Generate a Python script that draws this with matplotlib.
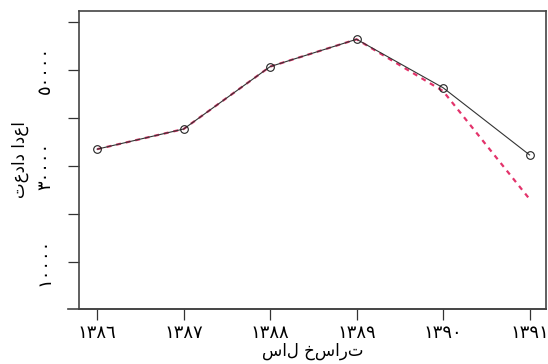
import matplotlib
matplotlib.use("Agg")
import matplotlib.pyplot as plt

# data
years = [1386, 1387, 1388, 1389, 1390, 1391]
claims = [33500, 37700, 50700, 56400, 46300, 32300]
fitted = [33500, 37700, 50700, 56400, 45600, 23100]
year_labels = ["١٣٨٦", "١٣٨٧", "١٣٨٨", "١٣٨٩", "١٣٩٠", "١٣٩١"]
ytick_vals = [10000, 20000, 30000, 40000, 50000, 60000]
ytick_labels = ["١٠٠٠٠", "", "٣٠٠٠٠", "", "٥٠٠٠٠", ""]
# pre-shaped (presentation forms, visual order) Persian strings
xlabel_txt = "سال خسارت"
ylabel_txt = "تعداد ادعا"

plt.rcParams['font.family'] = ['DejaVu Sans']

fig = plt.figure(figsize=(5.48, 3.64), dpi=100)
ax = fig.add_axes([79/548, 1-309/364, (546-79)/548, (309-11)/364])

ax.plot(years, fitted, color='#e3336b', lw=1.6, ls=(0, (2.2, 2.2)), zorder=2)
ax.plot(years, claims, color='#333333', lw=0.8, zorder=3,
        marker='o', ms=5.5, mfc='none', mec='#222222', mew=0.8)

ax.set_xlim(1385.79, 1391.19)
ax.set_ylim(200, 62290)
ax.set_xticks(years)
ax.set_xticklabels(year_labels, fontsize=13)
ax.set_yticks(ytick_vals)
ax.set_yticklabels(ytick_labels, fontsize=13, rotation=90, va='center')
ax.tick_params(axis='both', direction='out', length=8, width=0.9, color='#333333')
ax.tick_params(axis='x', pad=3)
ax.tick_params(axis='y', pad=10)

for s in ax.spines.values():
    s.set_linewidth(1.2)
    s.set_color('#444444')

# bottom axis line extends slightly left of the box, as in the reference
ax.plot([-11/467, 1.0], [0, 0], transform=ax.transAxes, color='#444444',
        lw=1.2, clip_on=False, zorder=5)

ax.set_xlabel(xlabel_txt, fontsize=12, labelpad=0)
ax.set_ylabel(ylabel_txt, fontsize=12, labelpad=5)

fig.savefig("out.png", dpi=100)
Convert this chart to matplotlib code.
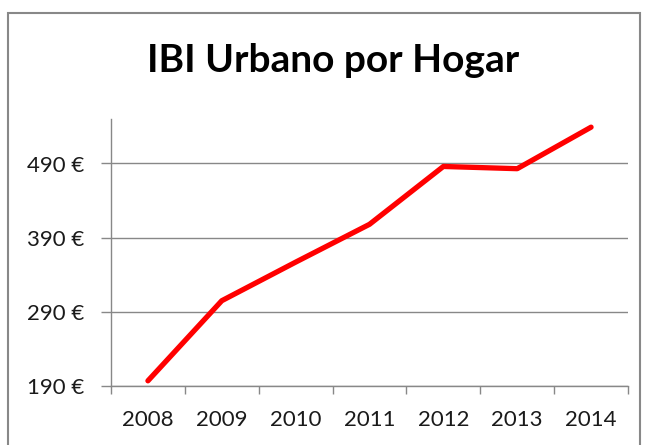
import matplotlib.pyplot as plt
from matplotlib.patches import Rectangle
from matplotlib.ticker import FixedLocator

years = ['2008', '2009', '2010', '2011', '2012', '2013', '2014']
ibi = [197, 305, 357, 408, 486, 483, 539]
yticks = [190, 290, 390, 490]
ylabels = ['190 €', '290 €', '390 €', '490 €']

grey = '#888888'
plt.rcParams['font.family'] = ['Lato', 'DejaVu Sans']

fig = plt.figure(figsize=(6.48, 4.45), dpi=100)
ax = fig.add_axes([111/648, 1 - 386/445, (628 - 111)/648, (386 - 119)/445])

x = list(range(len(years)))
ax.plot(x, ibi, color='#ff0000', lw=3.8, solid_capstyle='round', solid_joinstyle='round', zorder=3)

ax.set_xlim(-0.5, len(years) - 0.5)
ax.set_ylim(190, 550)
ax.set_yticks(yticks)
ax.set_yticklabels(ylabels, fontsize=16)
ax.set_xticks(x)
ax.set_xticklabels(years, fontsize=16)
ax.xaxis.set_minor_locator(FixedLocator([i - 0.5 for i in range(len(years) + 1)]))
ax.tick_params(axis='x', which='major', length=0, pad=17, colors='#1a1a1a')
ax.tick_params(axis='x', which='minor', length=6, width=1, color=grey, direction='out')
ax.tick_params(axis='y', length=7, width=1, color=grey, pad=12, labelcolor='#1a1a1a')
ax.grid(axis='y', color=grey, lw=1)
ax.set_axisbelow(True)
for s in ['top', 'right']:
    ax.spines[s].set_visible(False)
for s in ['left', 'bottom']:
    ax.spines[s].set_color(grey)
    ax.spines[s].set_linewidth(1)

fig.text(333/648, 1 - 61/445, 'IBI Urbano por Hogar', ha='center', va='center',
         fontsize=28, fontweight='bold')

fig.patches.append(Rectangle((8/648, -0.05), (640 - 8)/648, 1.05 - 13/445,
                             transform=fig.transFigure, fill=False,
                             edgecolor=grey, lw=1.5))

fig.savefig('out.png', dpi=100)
——————————
#### PROBLEM STATEMENT:
From the listing above, collect each line in which the string "matplotlib" appears.

#### EXERCISE ANSWER:
Generate a Python script that draws this with matplotlib.
import matplotlib
matplotlib.use("Agg")
import matplotlib.pyplot as plt
Convert this chart to matplotlib code.
import matplotlib.pyplot as plt
from matplotlib.patches import Rectangle
from matplotlib.ticker import FixedLocator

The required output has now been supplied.